Dataset items:
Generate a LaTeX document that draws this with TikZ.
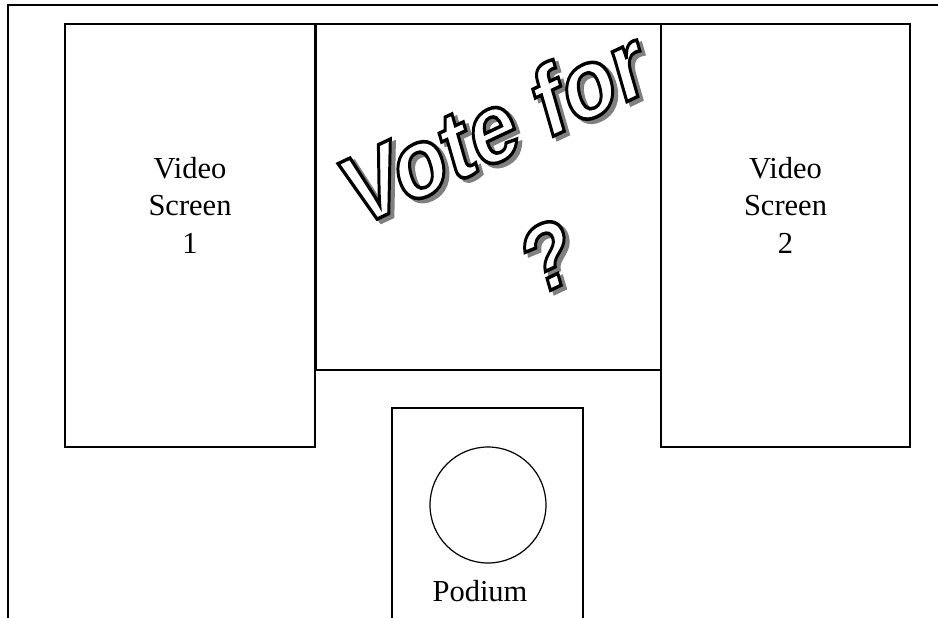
\documentclass[tikz,border=0pt]{standalone}
\usepackage{fontspec}
\setmainfont{Liberation Serif}
\newfontfamily\artfont{Liberation Sans}
% outlined and shaded word art text
\newcommand\outlinetext[1]{\special{pdf:literal direct 0 G 2 Tr 2.8 w}#1\special{pdf:literal direct 0 Tr}}
\newcommand\shadetext[1]{\special{pdf:literal direct 2 Tr 2.8 w}#1\special{pdf:literal direct 0 Tr}}

\begin{document}
\begin{tikzpicture}[x=1pt, y=1pt,
  wall/.style={draw, line width=1.5pt},
  sign/.style={align=center, inner sep=0pt, font=\fontsize{30.5}{37.5}\selectfont},
  art/.style={inner sep=0pt, anchor=base west, transform shape, font=\artfont\bfseries\fontsize{80}{80}\selectfont},
  askart/.style={art, font=\artfont\bfseries\fontsize{76}{76}\selectfont}]
\useasboundingbox (0,0) rectangle (938,618);
% outer hall
\draw[wall] (8,-2) -- (8,613) -- (940,613);
% screens
\draw[wall] (65,171) rectangle (315,594);
\draw[wall] (316,248) rectangle (661,594);
\draw[wall] (661,171) rectangle (910,594);
% podium
\draw[wall] (392,-2) -- (392,210) -- (583,210) -- (583,-2);
\draw[line width=1.2pt] (488,113) circle (58);
\node[sign] (vs1) at (190,413) {Video\\Screen\\1};
\node[sign] (vs2) at (785.5,413) {Video\\Screen\\2};
\node[sign, anchor=base] (pod) at (480,16) {Podium};
% word art
\begin{scope}[shift={(356,389)}, cm={1,0.47,-0.34,1.18,(0,0)}]
  \node[art, text=gray] (voteshade) at (2.8,-3.8) {\shadetext{Vote for}};
  \node[art, text=white] (vote) at (0,0) {\outlinetext{Vote for}};
\end{scope}
\begin{scope}[shift={(534,320)}, cm={1,0.47,-0.34,1.18,(0,0)}]
  \node[askart, text=gray] (askshade) at (2.8,-3.8) {\shadetext{?}};
  \node[askart, text=white] (ask) at (0,0) {\outlinetext{?}};
\end{scope}
\end{tikzpicture}
\end{document}
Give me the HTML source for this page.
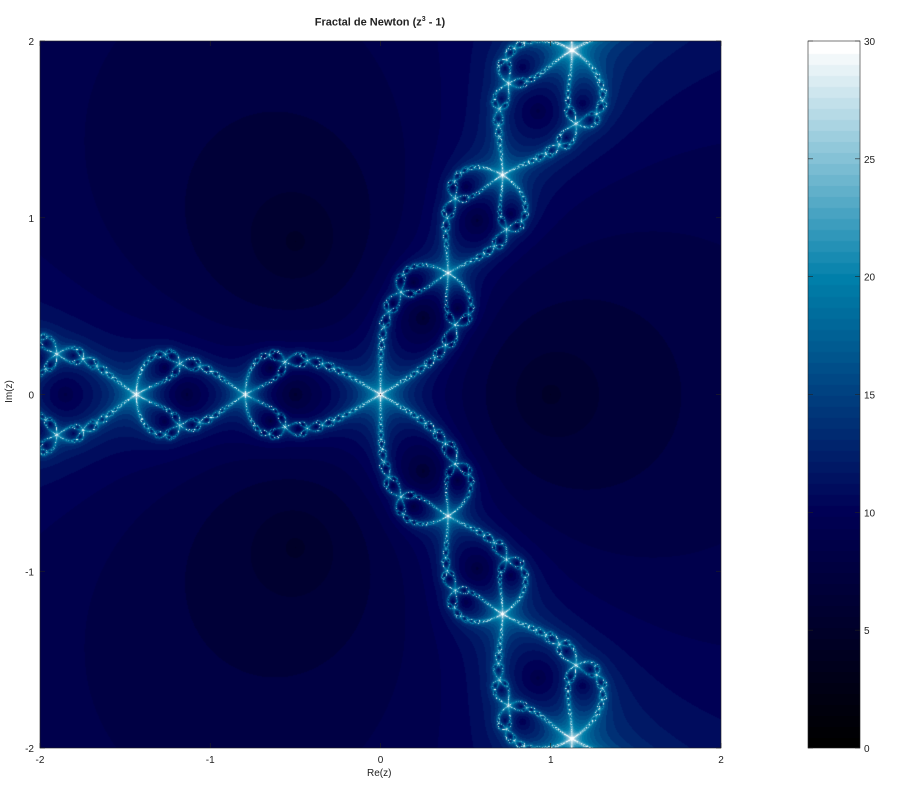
<!DOCTYPE html>
<html><head><meta charset="utf-8"><style>
body{margin:0;background:#fff;width:910px;height:800px;position:relative;font-family:"Liberation Sans",sans-serif;overflow:hidden}
.t{position:absolute;font-size:10px;color:#222;white-space:nowrap}
canvas{position:absolute}
</style></head><body>
<div class="t" style="left:0;width:760px;top:16px;text-align:center;font-weight:bold;font-size:11px">Fractal de Newton (z<sup style="font-size:7px">3</sup> - 1)</div>
<canvas id="plot" width="681" height="707" style="left:40px;top:41px"></canvas>
<canvas id="cbar" width="52" height="707" style="left:808px;top:41px"></canvas>
<svg id="ax" width="910" height="800" style="position:absolute;left:0;top:0"></svg>
<div class="t" style="left:367px;top:768px">Re(z)</div>
<div class="t" style="left:-2px;top:386px;transform:rotate(-90deg)">Im(z)</div>
<script>
const xTicks=[-2,-1,0,1,2];
const yTicks=[2,1,0,-1,-2];
const cTicks=[0,5,10,15,20,25,30];
const maxIter=[30];
const iterOffset=[2];
const L=40,T=41,W=681,H=707;
const xs=v=>L+(v+2)/4*W, ys=v=>T+(2-v)/4*H;
const cb=v=>T+H-(v/30)*H;
function ocean(t){t=Math.max(0,Math.min(1,t));
 t=Math.min(63,Math.floor(t*64))/63;
 const r=t<2/3?0:(t-2/3)*3, g=t<1/3?0:(t-1/3)*1.5, b=t;
 return [r*255|0,g*255|0,b*255|0];}
const c=document.getElementById('plot').getContext('2d');
const img=c.createImageData(W,H);
for(let py=0;py<H;py++){for(let px=0;px<W;px++){
 let x=-2+4*(px+0.5)/W, y=2-4*(py+0.5)/H, n=0;
 for(;n<maxIter[0];n++){
  let x2=x*x-y*y,y2=2*x*y;
  let d=3*(x2*x2+y2*y2); if(d===0)break;
  let x3=x2*x-y2*y-1,y3=x2*y+y2*x;
  let qx=(x3*x2+y3*y2)/d, qy=(y3*x2-x3*y2)/d;
  x-=qx;y-=qy;
  if(qx*qx+qy*qy<1e-20)break;
 }
 const v=Math.min(30,n+iterOffset[0]);
 const col=ocean(v/30),i=(py*W+px)*4;
 img.data[i]=col[0];img.data[i+1]=col[1];img.data[i+2]=col[2];img.data[i+3]=255;
}}
c.putImageData(img,0,0);
const cc=document.getElementById('cbar').getContext('2d');
for(let k=0;k<64;k++){const col=ocean((k+0.5)/64);cc.fillStyle=`rgb(${col})`;
 const y0=H-(k+1)/64*H;cc.fillRect(0,Math.floor(y0),52,Math.ceil(H/64)+1);}
const svg=document.getElementById('ax');const NS='http://www.w3.org/2000/svg';
function el(tag,a){const e=document.createElementNS(NS,tag);for(const k in a)e.setAttribute(k,a[k]);svg.appendChild(e);return e;}
let r=el('rect',{x:L,y:T,width:W,height:H,fill:'none',stroke:'#222','stroke-width':0.6});


r=el('rect',{x:808,y:T,width:52,height:H,fill:'none',stroke:'#222','stroke-width':0.6});


xTicks.forEach(v=>{const x=xs(v);
 el('line',{x1:x,x2:x,y1:T+H,y2:T+H-5,stroke:'#222','stroke-width':0.6});
 el('line',{x1:x,x2:x,y1:T,y2:T+5,stroke:'#222','stroke-width':0.6});
 const t=el('text',{x:x,y:T+H+15,'text-anchor':'middle','font-size':10,fill:'#222'});t.textContent=v;
 
 });
yTicks.forEach(v=>{const y=ys(v);
 el('line',{x1:L,x2:L+5,y1:y,y2:y,stroke:'#222','stroke-width':0.6});
 el('line',{x1:L+W,x2:L+W-5,y1:y,y2:y,stroke:'#222','stroke-width':0.6});
 const t=el('text',{x:L-6,y:y+4,'text-anchor':'end','font-size':10,fill:'#222'});t.textContent=v;
 
 });
cTicks.forEach(v=>{const y=cb(v);
 el('line',{x1:855,x2:860,y1:y,y2:y,stroke:'#222','stroke-width':0.6});
 el('line',{x1:808,x2:813,y1:y,y2:y,stroke:'#222','stroke-width':0.6});
 const t=el('text',{x:864,y:y+4,'font-size':10,fill:'#222'});t.textContent=v;
 
 });
</script>
</body></html>
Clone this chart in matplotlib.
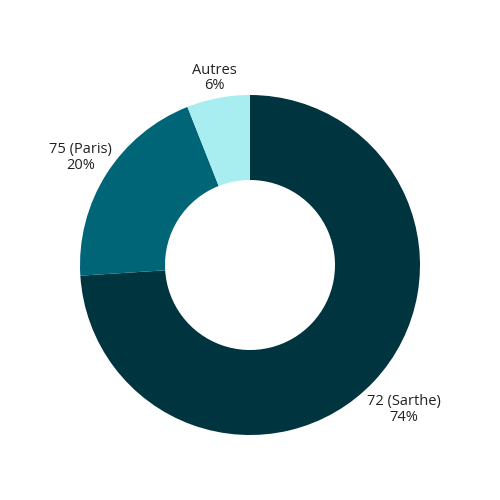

# STATED EXERCISE
Return each line from the material above exactly, but not the pictures.

# OUTPUT FOR THIS EXERCISE
Generate a LaTeX document that draws this with TikZ.
\documentclass[tikz,border=0pt]{standalone}
\usepackage{fontspec}
\setmainfont{Liberation Serif}
\newfontfamily\artfont{Liberation Sans}
% outlined and shaded word art text
\newcommand\outlinetext[1]{\special{pdf:literal direct 0 G 2 Tr 2.8 w}#1\special{pdf:literal direct 0 Tr}}
\newcommand\shadetext[1]{\special{pdf:literal direct 2 Tr 2.8 w}#1\special{pdf:literal direct 0 Tr}}

\begin{document}
\begin{tikzpicture}[x=1pt, y=1pt,
  wall/.style={draw, line width=1.5pt},
  sign/.style={align=center, inner sep=0pt, font=\fontsize{30.5}{37.5}\selectfont},
  art/.style={inner sep=0pt, anchor=base west, transform shape, font=\artfont\bfseries\fontsize{80}{80}\selectfont},
  askart/.style={art, font=\artfont\bfseries\fontsize{76}{76}\selectfont}]
\useasboundingbox (0,0) rectangle (938,618);
% outer hall
\draw[wall] (8,-2) -- (8,613) -- (940,613);
% screens
\draw[wall] (65,171) rectangle (315,594);
\draw[wall] (316,248) rectangle (661,594);
\draw[wall] (661,171) rectangle (910,594);
% podium
\draw[wall] (392,-2) -- (392,210) -- (583,210) -- (583,-2);
\draw[line width=1.2pt] (488,113) circle (58);
\node[sign] (vs1) at (190,413) {Video\\Screen\\1};
\node[sign] (vs2) at (785.5,413) {Video\\Screen\\2};
\node[sign, anchor=base] (pod) at (480,16) {Podium};
% word art
\begin{scope}[shift={(356,389)}, cm={1,0.47,-0.34,1.18,(0,0)}]
  \node[art, text=gray] (voteshade) at (2.8,-3.8) {\shadetext{Vote for}};
  \node[art, text=white] (vote) at (0,0) {\outlinetext{Vote for}};
\end{scope}
\begin{scope}[shift={(534,320)}, cm={1,0.47,-0.34,1.18,(0,0)}]
  \node[askart, text=gray] (askshade) at (2.8,-3.8) {\shadetext{?}};
  \node[askart, text=white] (ask) at (0,0) {\outlinetext{?}};
\end{scope}
\end{tikzpicture}
\end{document}
Give me the HTML source for this page.
<!DOCTYPE html>
<html><head><meta charset="utf-8"><style>
body{margin:0;background:#fff;width:910px;height:800px;position:relative;font-family:"Liberation Sans",sans-serif;overflow:hidden}
.t{position:absolute;font-size:10px;color:#222;white-space:nowrap}
canvas{position:absolute}
</style></head><body>
<div class="t" style="left:0;width:760px;top:16px;text-align:center;font-weight:bold;font-size:11px">Fractal de Newton (z<sup style="font-size:7px">3</sup> - 1)</div>
<canvas id="plot" width="681" height="707" style="left:40px;top:41px"></canvas>
<canvas id="cbar" width="52" height="707" style="left:808px;top:41px"></canvas>
<svg id="ax" width="910" height="800" style="position:absolute;left:0;top:0"></svg>
<div class="t" style="left:367px;top:768px">Re(z)</div>
<div class="t" style="left:-2px;top:386px;transform:rotate(-90deg)">Im(z)</div>
<script>
const xTicks=[-2,-1,0,1,2];
const yTicks=[2,1,0,-1,-2];
const cTicks=[0,5,10,15,20,25,30];
const maxIter=[30];
const iterOffset=[2];
const L=40,T=41,W=681,H=707;
const xs=v=>L+(v+2)/4*W, ys=v=>T+(2-v)/4*H;
const cb=v=>T+H-(v/30)*H;
function ocean(t){t=Math.max(0,Math.min(1,t));
 t=Math.min(63,Math.floor(t*64))/63;
 const r=t<2/3?0:(t-2/3)*3, g=t<1/3?0:(t-1/3)*1.5, b=t;
 return [r*255|0,g*255|0,b*255|0];}
const c=document.getElementById('plot').getContext('2d');
const img=c.createImageData(W,H);
for(let py=0;py<H;py++){for(let px=0;px<W;px++){
 let x=-2+4*(px+0.5)/W, y=2-4*(py+0.5)/H, n=0;
 for(;n<maxIter[0];n++){
  let x2=x*x-y*y,y2=2*x*y;
  let d=3*(x2*x2+y2*y2); if(d===0)break;
  let x3=x2*x-y2*y-1,y3=x2*y+y2*x;
  let qx=(x3*x2+y3*y2)/d, qy=(y3*x2-x3*y2)/d;
  x-=qx;y-=qy;
  if(qx*qx+qy*qy<1e-20)break;
 }
 const v=Math.min(30,n+iterOffset[0]);
 const col=ocean(v/30),i=(py*W+px)*4;
 img.data[i]=col[0];img.data[i+1]=col[1];img.data[i+2]=col[2];img.data[i+3]=255;
}}
c.putImageData(img,0,0);
const cc=document.getElementById('cbar').getContext('2d');
for(let k=0;k<64;k++){const col=ocean((k+0.5)/64);cc.fillStyle=`rgb(${col})`;
 const y0=H-(k+1)/64*H;cc.fillRect(0,Math.floor(y0),52,Math.ceil(H/64)+1);}
const svg=document.getElementById('ax');const NS='http://www.w3.org/2000/svg';
function el(tag,a){const e=document.createElementNS(NS,tag);for(const k in a)e.setAttribute(k,a[k]);svg.appendChild(e);return e;}
let r=el('rect',{x:L,y:T,width:W,height:H,fill:'none',stroke:'#222','stroke-width':0.6});


r=el('rect',{x:808,y:T,width:52,height:H,fill:'none',stroke:'#222','stroke-width':0.6});


xTicks.forEach(v=>{const x=xs(v);
 el('line',{x1:x,x2:x,y1:T+H,y2:T+H-5,stroke:'#222','stroke-width':0.6});
 el('line',{x1:x,x2:x,y1:T,y2:T+5,stroke:'#222','stroke-width':0.6});
 const t=el('text',{x:x,y:T+H+15,'text-anchor':'middle','font-size':10,fill:'#222'});t.textContent=v;
 
 });
yTicks.forEach(v=>{const y=ys(v);
 el('line',{x1:L,x2:L+5,y1:y,y2:y,stroke:'#222','stroke-width':0.6});
 el('line',{x1:L+W,x2:L+W-5,y1:y,y2:y,stroke:'#222','stroke-width':0.6});
 const t=el('text',{x:L-6,y:y+4,'text-anchor':'end','font-size':10,fill:'#222'});t.textContent=v;
 
 });
cTicks.forEach(v=>{const y=cb(v);
 el('line',{x1:855,x2:860,y1:y,y2:y,stroke:'#222','stroke-width':0.6});
 el('line',{x1:808,x2:813,y1:y,y2:y,stroke:'#222','stroke-width':0.6});
 const t=el('text',{x:864,y:y+4,'font-size':10,fill:'#222'});t.textContent=v;
 
 });
</script>
</body></html>
Clone this chart in matplotlib.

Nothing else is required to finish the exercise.